#### Source data

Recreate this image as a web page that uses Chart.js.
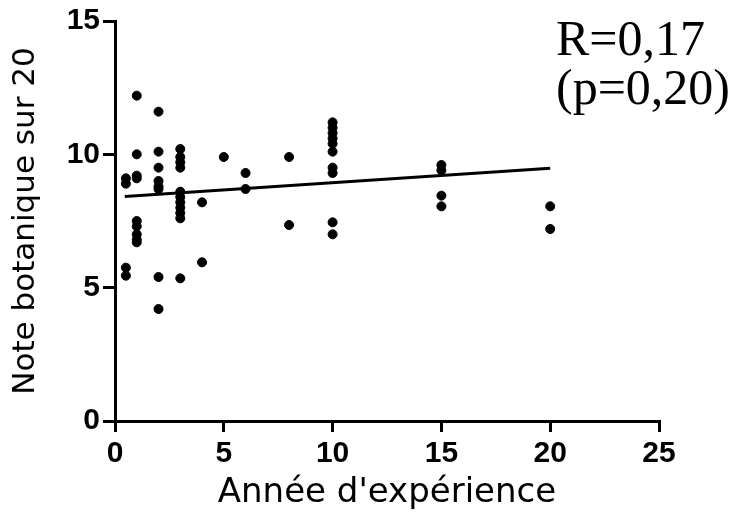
<!DOCTYPE html>
<html>
<head>
<meta charset="utf-8">
<script src="https://cdn.jsdelivr.net/npm/chart.js@4/dist/chart.umd.min.js"></script>
<style>
  html, body { margin: 0; padding: 0; background: #fff; }
  #wrap { width: 739px; height: 514px; }
</style>
</head>
<body>
<div id="wrap"><canvas id="graf"></canvas></div>
<script>
// Années d'expérience / note botanique (une entrée par point)
const experience = [
  0.5, 0.5, 0.5, 0.5,
  1, 1, 1, 1, 1, 1, 1, 1, 1,
  2, 2, 2, 2, 2, 2, 2, 2,
  3, 3, 3, 3, 3, 3, 3, 3, 3, 3, 3,
  4, 4,
  5,
  6, 6,
  8, 8,
  10, 10, 10, 10, 10, 10, 10, 10, 10, 10,
  15, 15, 15, 15,
  20, 20
];
const notes = [
  9.1, 8.9, 5.75, 5.45,
  12.2, 10.0, 9.2, 9.1, 7.5, 7.3, 7.0, 6.8, 6.7,
  11.6, 10.1, 9.5, 9.0, 8.8, 8.7, 5.4, 4.2,
  10.2, 9.9, 9.7, 9.5, 8.6, 8.4, 8.2, 8.0, 7.8, 7.6, 5.35,
  8.2, 5.95,
  9.9,
  9.3, 8.7,
  9.9, 7.35,
  11.2, 11.0, 10.8, 10.6, 10.4, 10.1, 9.5, 9.3, 7.45, 7.0,
  9.6, 9.4, 8.45, 8.05,
  8.05, 7.2
];

// droite de régression (extrémités)
const regX = [0.45, 20];
const regY = [8.42, 9.48];

const ticksX = [0, 5, 10, 15, 20, 25];
const ticksY = [0, 5, 10, 15];

const annotation = ['R=0,17', '(p=0,20)'];

// texte de corrélation en haut à droite
const texteR = {
  id: 'texteR',
  afterDraw(chart) {
    const ctx = chart.ctx;
    ctx.save();
    ctx.fillStyle = '#000';
    ctx.font = '50px "Liberation Serif"';
    ctx.textAlign = 'left';
    ctx.textBaseline = 'alphabetic';
    ctx.fillText(annotation[0], 556, 55);
    ctx.fillText(annotation[1], 556, 104);
    ctx.restore();
  }
};

const ctx = document.getElementById('graf').getContext('2d');
new Chart(ctx, {
  type: 'scatter',
  data: {
    datasets: [
      {
        label: 'Notes',
        data: experience.map((x, i) => ({ x: x, y: notes[i] })),
        backgroundColor: '#000',
        borderColor: '#000',
        pointRadius: 4.5,
        borderWidth: 1
      },
      {
        type: 'line',
        label: 'Régression',
        data: regX.map((x, i) => ({ x: x, y: regY[i] })),
        borderColor: '#000',
        borderWidth: 3,
        pointRadius: 0,
        fill: false
      }
    ]
  },
  options: {
    responsive: true,
    maintainAspectRatio: false,
    devicePixelRatio: 1,
    animation: false,
    layout: { padding: { top: 21, right: 80, left: 0, bottom: 0 } },
    plugins: {
      legend: { display: false },
      tooltip: { enabled: false }
    },
    scales: {
      x: {
        type: 'linear',
        min: 0, max: 25,
        afterFit: s => { s.height = 93; },
        afterBuildTicks: s => { s.ticks = ticksX.map(v => ({ value: v })); },
        ticks: {
          color: '#000',
          font: { family: '"Liberation Sans", Arial', size: 30, weight: 'bold' },
          padding: 4,
          maxRotation: 0
        },
        grid: { drawOnChartArea: false, drawTicks: true, tickLength: 11, color: '#000', lineWidth: 3 },
        border: { display: true, color: '#000', width: 3 },
        title: {
          display: true,
          text: "Année d'expérience",
          color: '#000',
          font: { family: '"DejaVu Sans"', size: 34 },
          padding: { top: 0, bottom: 0 }
        }
      },
      y: {
        type: 'linear',
        min: 0, max: 15,
        afterFit: s => { s.width = 115; },
        afterBuildTicks: s => { s.ticks = ticksY.map(v => ({ value: v })); },
        ticks: {
          color: '#000',
          font: { family: '"Liberation Sans", Arial', size: 30, weight: 'bold' },
          padding: 3
        },
        grid: { drawOnChartArea: false, drawTicks: true, tickLength: 12, color: '#000', lineWidth: 3 },
        border: { display: true, color: '#000', width: 3 },
        title: {
          display: true,
          text: 'Note botanique sur 20',
          color: '#000',
          font: { family: '"DejaVu Sans"', size: 31 },
          padding: { top: 7, bottom: 0 }
        }
      }
    }
  },
  plugins: [texteR]
});
</script>
</body>
</html>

########

• Work instructions: Leave the pictures out and copy the rest of the data exactly.

• Written solution:
Recreate this image as a web page that uses Chart.js.
<!DOCTYPE html>
<html>
<head>
<meta charset="utf-8">
<script src="https://cdn.jsdelivr.net/npm/chart.js@4/dist/chart.umd.min.js"></script>
<style>
  html, body { margin: 0; padding: 0; background: #fff; }
  #wrap { width: 739px; height: 514px; }
</style>
</head>
<body>
<div id="wrap"><canvas id="graf"></canvas></div>
<script>
// Années d'expérience / note botanique (une entrée par point)
const experience = [
  0.5, 0.5, 0.5, 0.5,
  1, 1, 1, 1, 1, 1, 1, 1, 1,
  2, 2, 2, 2, 2, 2, 2, 2,
  3, 3, 3, 3, 3, 3, 3, 3, 3, 3, 3,
  4, 4,
  5,
  6, 6,
  8, 8,
  10, 10, 10, 10, 10, 10, 10, 10, 10, 10,
  15, 15, 15, 15,
  20, 20
];
const notes = [
  9.1, 8.9, 5.75, 5.45,
  12.2, 10.0, 9.2, 9.1, 7.5, 7.3, 7.0, 6.8, 6.7,
  11.6, 10.1, 9.5, 9.0, 8.8, 8.7, 5.4, 4.2,
  10.2, 9.9, 9.7, 9.5, 8.6, 8.4, 8.2, 8.0, 7.8, 7.6, 5.35,
  8.2, 5.95,
  9.9,
  9.3, 8.7,
  9.9, 7.35,
  11.2, 11.0, 10.8, 10.6, 10.4, 10.1, 9.5, 9.3, 7.45, 7.0,
  9.6, 9.4, 8.45, 8.05,
  8.05, 7.2
];

// droite de régression (extrémités)
const regX = [0.45, 20];
const regY = [8.42, 9.48];

const ticksX = [0, 5, 10, 15, 20, 25];
const ticksY = [0, 5, 10, 15];

const annotation = ['R=0,17', '(p=0,20)'];

// texte de corrélation en haut à droite
const texteR = {
  id: 'texteR',
  afterDraw(chart) {
    const ctx = chart.ctx;
    ctx.save();
    ctx.fillStyle = '#000';
    ctx.font = '50px "Liberation Serif"';
    ctx.textAlign = 'left';
    ctx.textBaseline = 'alphabetic';
    ctx.fillText(annotation[0], 556, 55);
    ctx.fillText(annotation[1], 556, 104);
    ctx.restore();
  }
};

const ctx = document.getElementById('graf').getContext('2d');
new Chart(ctx, {
  type: 'scatter',
  data: {
    datasets: [
      {
        label: 'Notes',
        data: experience.map((x, i) => ({ x: x, y: notes[i] })),
        backgroundColor: '#000',
        borderColor: '#000',
        pointRadius: 4.5,
        borderWidth: 1
      },
      {
        type: 'line',
        label: 'Régression',
        data: regX.map((x, i) => ({ x: x, y: regY[i] })),
        borderColor: '#000',
        borderWidth: 3,
        pointRadius: 0,
        fill: false
      }
    ]
  },
  options: {
    responsive: true,
    maintainAspectRatio: false,
    devicePixelRatio: 1,
    animation: false,
    layout: { padding: { top: 21, right: 80, left: 0, bottom: 0 } },
    plugins: {
      legend: { display: false },
      tooltip: { enabled: false }
    },
    scales: {
      x: {
        type: 'linear',
        min: 0, max: 25,
        afterFit: s => { s.height = 93; },
        afterBuildTicks: s => { s.ticks = ticksX.map(v => ({ value: v })); },
        ticks: {
          color: '#000',
          font: { family: '"Liberation Sans", Arial', size: 30, weight: 'bold' },
          padding: 4,
          maxRotation: 0
        },
        grid: { drawOnChartArea: false, drawTicks: true, tickLength: 11, color: '#000', lineWidth: 3 },
        border: { display: true, color: '#000', width: 3 },
        title: {
          display: true,
          text: "Année d'expérience",
          color: '#000',
          font: { family: '"DejaVu Sans"', size: 34 },
          padding: { top: 0, bottom: 0 }
        }
      },
      y: {
        type: 'linear',
        min: 0, max: 15,
        afterFit: s => { s.width = 115; },
        afterBuildTicks: s => { s.ticks = ticksY.map(v => ({ value: v })); },
        ticks: {
          color: '#000',
          font: { family: '"Liberation Sans", Arial', size: 30, weight: 'bold' },
          padding: 3
        },
        grid: { drawOnChartArea: false, drawTicks: true, tickLength: 12, color: '#000', lineWidth: 3 },
        border: { display: true, color: '#000', width: 3 },
        title: {
          display: true,
          text: 'Note botanique sur 20',
          color: '#000',
          font: { family: '"DejaVu Sans"', size: 31 },
          padding: { top: 7, bottom: 0 }
        }
      }
    }
  },
  plugins: [texteR]
});
</script>
</body>
</html>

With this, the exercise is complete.